De Commissie beschikt echter niet over de precieze informatie die door het geachte parlementslid wordt gevraagd inzake de toename van de risico's. De gegevens waarover ze thans beschikt, tonen aan dat het aantal doden voor alle soorten ongevallen momenteel tussen nul en twintig ligt per miljard kilometer.
Als dergelijke bouwwerken over de allernieuwste uitrusting beschikken en aan de recentste bouwvoorschriften beantwoorden, is de Commissie van mening dat veiligheid geen reden is om af te zien van de bouw van nieuwe tunnels of overdekte wegen.
Naar aanleiding van de ongevallen die in 1999 en 2000 zijn gebeurd, werkt de Commissie aan een precieze inventaris inzake wetgevingen en voorschriften die in de spoorweg- en wegtunnels in de lidstaten van toepassing zijn, alsook aan een inventaris van de regelgeving die werd vastgesteld in het kader van de bevoegde internationale instanties.
Door deze inventaris kunnen de voordelen worden geëvalueerd van het aannemen van een geharmoniseerde regelgeving op Europees niveau, zowel voor spoorwegtunnels als voor tunnels voor het wegvervoer.
De Commissie zal ook heel waakzaam zijn wat betreft de veiligheidsmaatregelen voor infrastructuurwerken in tunnels die door de Gemeenschap financieel worden gesteund, met name via het budget voor trans-Europese netwerken.

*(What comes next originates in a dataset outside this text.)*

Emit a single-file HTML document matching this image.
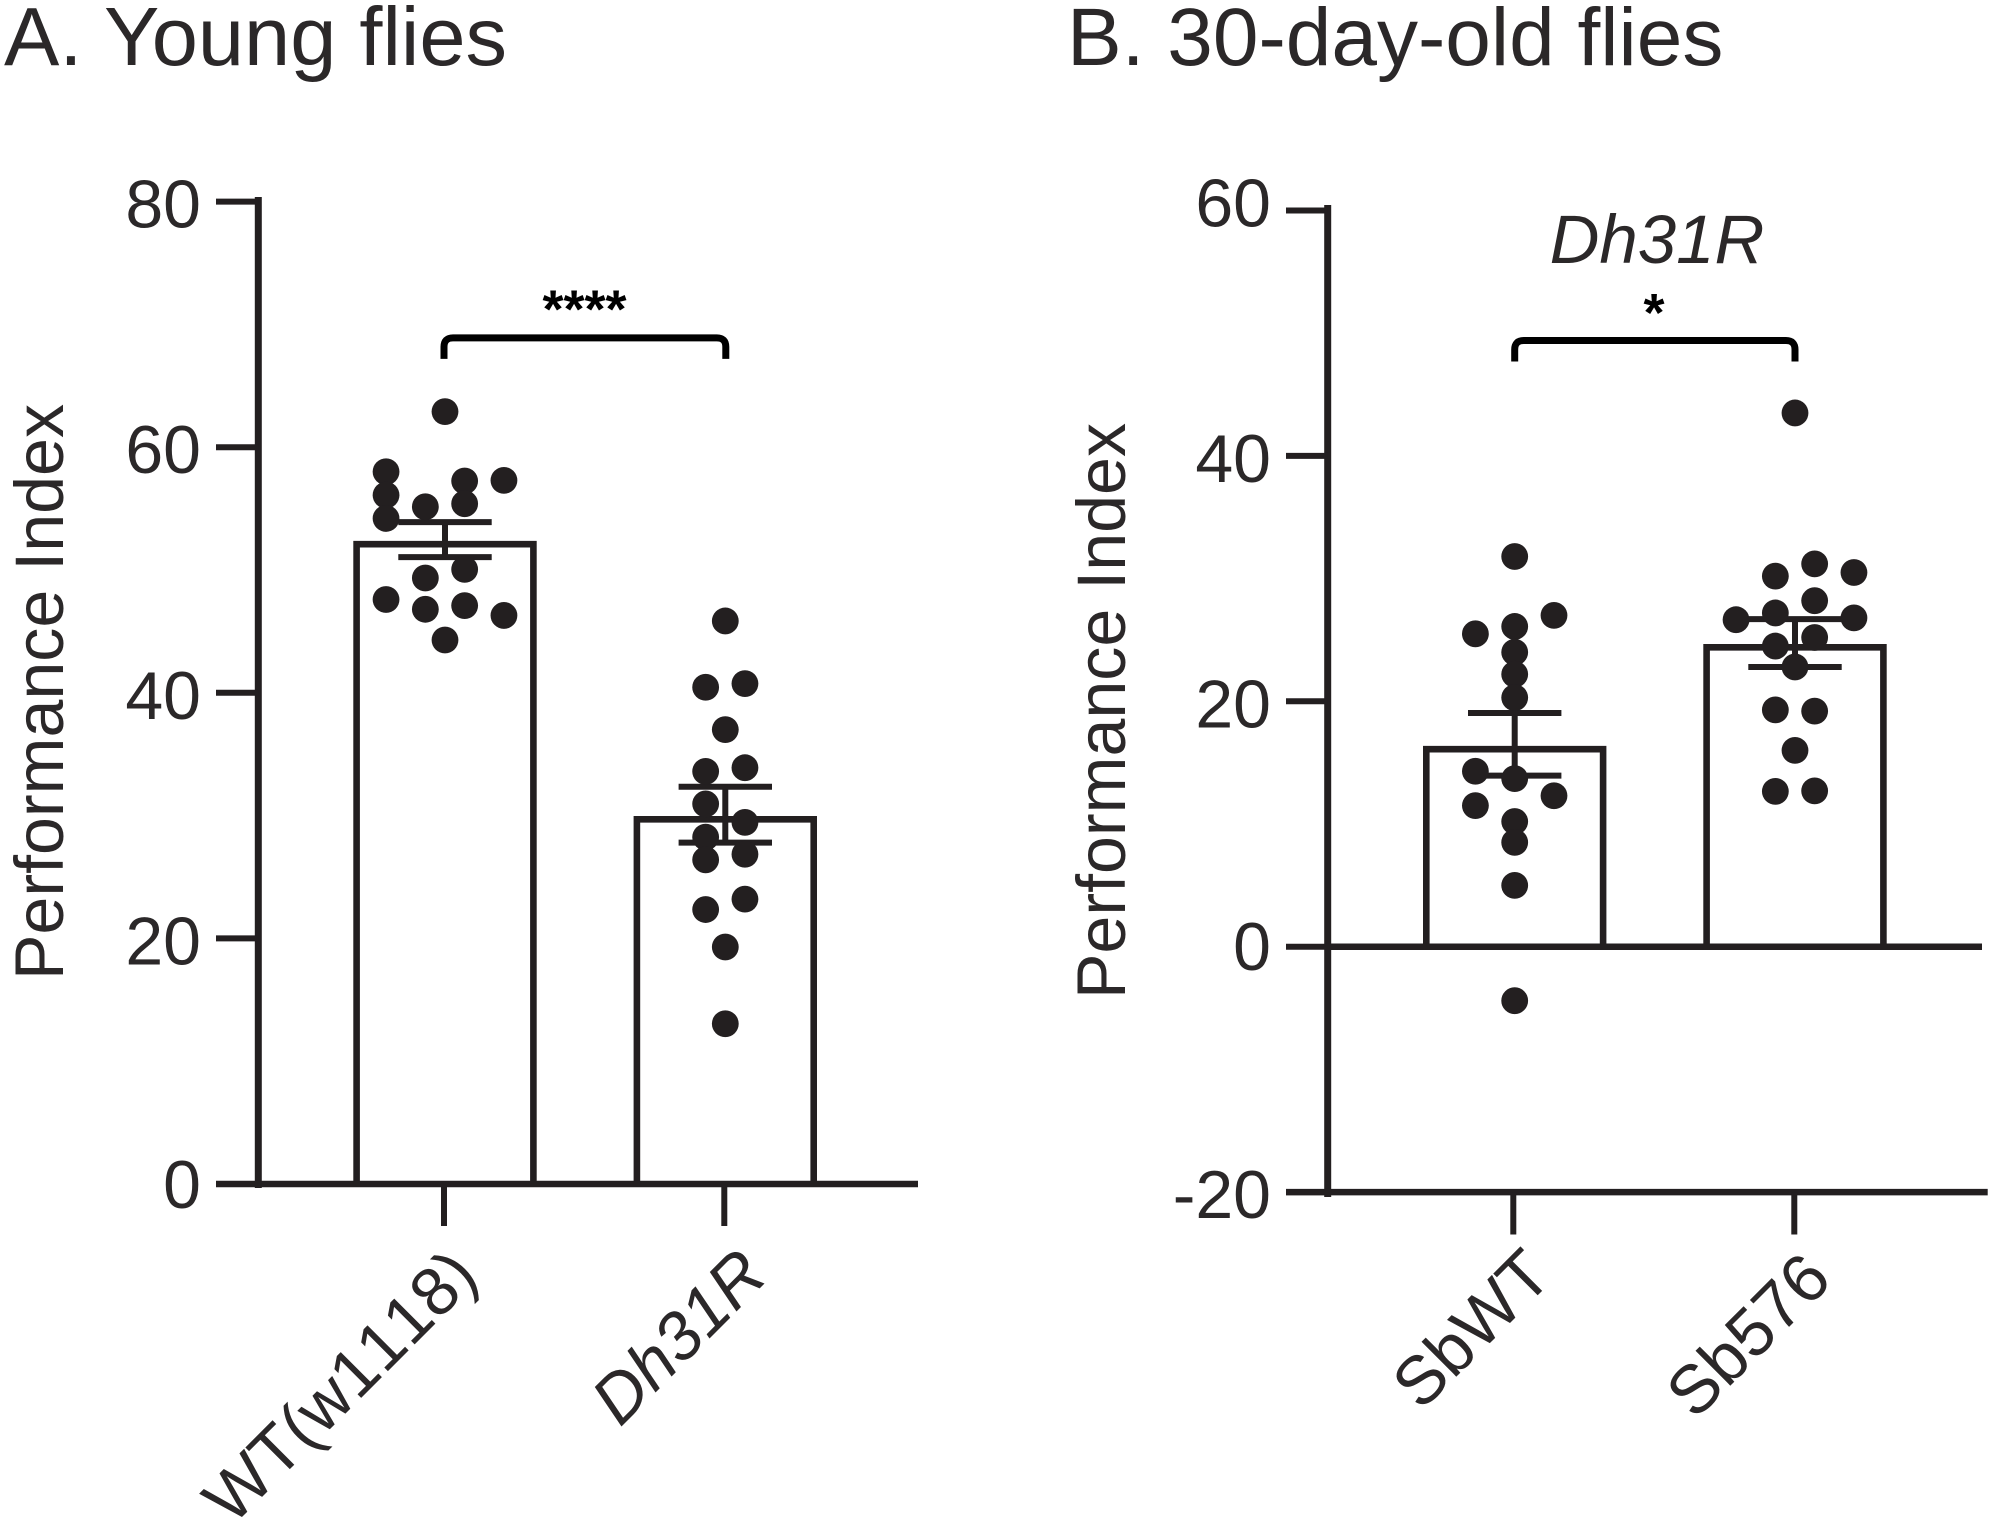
<!DOCTYPE html>
<html lang="en">
<head>
<meta charset="utf-8">
<title>Performance Index of young and 30-day-old flies</title>
<style>
html,body{margin:0;padding:0;background:#fff;width:1995px;height:1527px;overflow:hidden}
svg{display:block}
text{font-family:"Liberation Sans",Arial,sans-serif;fill:#2b2829}
</style>
</head>
<body>
<svg id="figure" xmlns="http://www.w3.org/2000/svg" width="1995" height="1527" viewBox="0 0 1995 1527">
  <rect width="1995" height="1527" fill="#ffffff"/>
  <text x="4" y="65" font-size="83">A. Young flies</text>
  <text x="1067" y="65" font-size="82">B. 30-day-old flies</text>
  <text transform="translate(63,692) rotate(-90)" text-anchor="middle" font-size="68.2">Performance Index</text>
  <text transform="translate(1125,711) rotate(-90)" text-anchor="middle" font-size="68.2">Performance Index</text>
  <text x="1657" y="263" text-anchor="middle" font-size="69" font-style="italic">Dh31R</text>
  <g id="panel-a"></g>
  <g id="panel-b"></g>
</svg>
<script>
// Panel A data
const panelATicks = [0, 20, 40, 60, 80];
const panelACategories = ['WT(w1118)', 'Dh31R'];
const panelAMeans = [52.1, 29.7];
const panelAErrUpper = [53.9, 32.35];
const panelAErrLower = [51.05, 27.8];
const panelAWildtypeValues = [62.9, 58.0, 56.1, 54.2, 55.15, 57.25, 55.4, 57.3, 50.05, 49.35, 47.6, 46.8, 47.1, 46.3, 44.3];
const panelAWildtypeLanes = [0, -3, -3, -3, -1, 1, 1, 3, 1, -1, -3, -1, 1, 3, 0];
const panelAMutantValues = [45.85, 40.45, 40.75, 37.0, 33.6, 33.9, 30.95, 29.45, 28.25, 26.4, 26.85, 22.35, 23.2, 19.3, 13.05];
const panelAMutantLanes = [0, -1, 1, 0, -1, 1, -1, 1, -1, -1, 1, -1, 1, 0, 0];
const panelASignificance = '****';
const panelABracketValue = 68.9;

// Panel B data
const panelBTicks = [-20, 0, 20, 40, 60];
const panelBCategories = ['SbWT', 'Sb576'];
const panelBMeans = [16.1, 24.4];
const panelBErrUpper = [19.05, 26.7];
const panelBErrLower = [13.94, 22.8];
const panelBSbWTValues = [31.8, 27.0, 25.5, 26.1, 24.0, 22.2, 20.3, 14.3, 13.7, 12.3, 11.5, 10.2, 8.5, 5.0, -4.4];
const panelBSbWTLanes = [0, 2, -2, 0, 0, 0, 0, -2, 0, 2, -2, 0, 0, 0, 0];
const panelBSb576Values = [43.5, 31.2, 30.2, 30.5, 28.2, 26.65, 27.2, 26.8, 25.2, 24.5, 22.8, 19.3, 19.2, 16.0, 12.66, 12.7];
const panelBSb576Lanes = [0, 1, -1, 3, 1, -3, -1, 3, 1, -1, 0, -1, 1, 0, -1, 1];
const panelBSignificance = '*';
const panelBBracketValue = 49.4;

const INK = '#231f20';
const SVGNS = 'http://www.w3.org/2000/svg';

function mk(parent, tag, attrs) {
  const el = document.createElementNS(SVGNS, tag);
  for (const k in attrs) el.setAttribute(k, attrs[k]);
  parent.appendChild(el);
  return el;
}
function seg(parent, x1, y1, x2, y2, w) {
  return mk(parent, 'line', { x1: x1, y1: y1, x2: x2, y2: y2, stroke: INK, 'stroke-width': w });
}

// Axis functions
const yA = v => 1184 - v * 12.28;
const yB = v => 946.7 - v * 12.27;
const xA = i => 445 + i * 280.3;
const xB = i => 1514.7 + i * 280.3;
const LANE = 19.65;
const BAR_HALF = 88.4;
const CAP_HALF = 46.7;
const DOT_R = 13.4;

function drawYAxis(g, ticks, y, axisX, tickLeft, labelX, top, bottom, labelDrop) {
  const axis = seg(g, axisX, top, axisX, bottom, 7);
  
  
  ticks.forEach(t => {
    const tick = seg(g, tickLeft, y(t), axisX, y(t), 6);
    
    
    const label = mk(g, 'text', { x: labelX, y: y(t) + labelDrop(t), 'text-anchor': 'end', 'font-size': 68 });
    label.textContent = String(t);
    
    
  });
}

function drawBar(g, cx, y, mean, base) {
  const bar = mk(g, 'path', {
    d: 'M' + (cx - BAR_HALF) + ',' + y(base) + 'V' + y(mean) + 'H' + (cx + BAR_HALF) + 'V' + y(base),
    fill: '#ffffff', stroke: INK, 'stroke-width': 6.6
  });
  
  
}

function drawError(g, cx, y, upper, lower) {
  const stem = seg(g, cx, y(upper), cx, y(lower), 6);
  
  
  const capTop = seg(g, cx - CAP_HALF, y(upper), cx + CAP_HALF, y(upper), 6);
  
  
  const capBottom = seg(g, cx - CAP_HALF, y(lower), cx + CAP_HALF, y(lower), 6);
  
  
}

function drawDots(g, cx, y, values, lanes) {
  values.forEach((v, i) => {
    const dot = mk(g, 'circle', { cx: cx + lanes[i] * LANE, cy: y(v), r: DOT_R, fill: INK });
    
    
  });
}

function drawBracket(g, x1, x2, yTop, legLen) {
  const b = mk(g, 'path', {
    d: 'M' + x1 + ',' + (yTop + legLen) + 'V' + (yTop + 9) + 'Q' + x1 + ',' + yTop + ' ' + (x1 + 9) + ',' + yTop +
       'H' + (x2 - 9) + 'Q' + x2 + ',' + yTop + ' ' + x2 + ',' + (yTop + 9) + 'V' + (yTop + legLen),
    fill: 'none', stroke: '#000000', 'stroke-width': 7
  });
  
  
}

function drawStars(g, x, baseY, s) {
  const t = mk(g, 'text', { x: x, y: baseY, 'text-anchor': 'middle', 'font-size': 54, 'font-weight': 'bold' });
  t.style.fill = '#000000';
  t.textContent = s;
  
  
}

function drawXTick(g, cx, yAxis, yEnd) {
  const tick = seg(g, cx, yAxis, cx, yEnd, 6);
  
  
}

function drawXLabel(g, px, py, text, italic) {
  const t = mk(g, 'text', { transform: 'translate(' + px + ',' + py + ') rotate(-45)', 'font-size': 68 });
  t.style.fontKerning = 'none';
  if (italic) t.setAttribute('font-style', 'italic');
  t.textContent = text;
  
  
}

// Panel A
(function () {
  const g = document.getElementById('panel-a');
  panelAMeans.forEach((m, i) => drawBar(g, xA(i), yA, m, 0));
  drawError(g, xA(0), yA, panelAErrUpper[0], panelAErrLower[0]);
  drawError(g, xA(1), yA, panelAErrUpper[1], panelAErrLower[1]);
  drawDots(g, xA(0), yA, panelAWildtypeValues, panelAWildtypeLanes);
  drawDots(g, xA(1), yA, panelAMutantValues, panelAMutantLanes);
  drawYAxis(g, panelATicks, yA, 258.3, 216, 201, 197, 1188, t => (t === 0 ? 24 : 26));
  const xLine = seg(g, 216, yA(0), 918, yA(0), 6.5);
  
  
  drawXTick(g, xA(0) - 1, yA(0), 1226);
  drawXTick(g, xA(1) - 1, yA(0), 1226);
  drawXLabel(g, 232, 1527, panelACategories[0], false);
  drawXLabel(g, 620, 1428, panelACategories[1], true);
  drawBracket(g, xA(0) - 1, xA(1) + 0.5, yA(panelABracketValue), 21);
  drawStars(g, 584.5, 327.5, panelASignificance);
})();

// Panel B
(function () {
  const g = document.getElementById('panel-b');
  panelBMeans.forEach((m, i) => drawBar(g, xB(i), yB, m, 0));
  drawError(g, xB(0), yB, panelBErrUpper[0], panelBErrLower[0]);
  drawError(g, xB(1), yB, panelBErrUpper[1], panelBErrLower[1]);
  drawDots(g, xB(0), yB, panelBSbWTValues, panelBSbWTLanes);
  drawDots(g, xB(1), yB, panelBSb576Values, panelBSb576Lanes);
  drawYAxis(g, panelBTicks, yB, 1327.7, 1286, 1271, 205, 1197, t => (t === 60 ? 16 : t === 0 ? 23.5 : 26));
  const zeroLine = seg(g, 1327, yB(0), 1982, yB(0), 6.5);
  
  
  const xLine = seg(g, 1286, yB(-20), 1987.7, yB(-20), 6.5);
  
  
  drawXTick(g, xB(0) - 1.4, yB(-20), 1234.5);
  drawXTick(g, xB(1) - 0.7, yB(-20), 1234.5);
  drawXLabel(g, 1421, 1412, panelBCategories[0], false);
  drawXLabel(g, 1695, 1421, panelBCategories[1], false);
  drawBracket(g, xB(0), xB(1), yB(panelBBracketValue), 21);
  drawStars(g, 1654, 331, panelBSignificance);
})();
</script>
</body>
</html>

Wat het vervoer van gevaarlijke goederen betreft, heeft de Commissie de studies gesteund die werden uitgevoerd door de Organisatie voor economische samenwerking en ontwikkeling (OESO) om een methodologie vast te stellen die het mogelijk maakt de risico's van de verschillende trajecten en de alternatieven te vergelijken. Deze methodologie zou kunnen aantonen dat trajecten met tunnels in veel gevallen niet meer risico's inhouden dan andere mogelijke trajecten.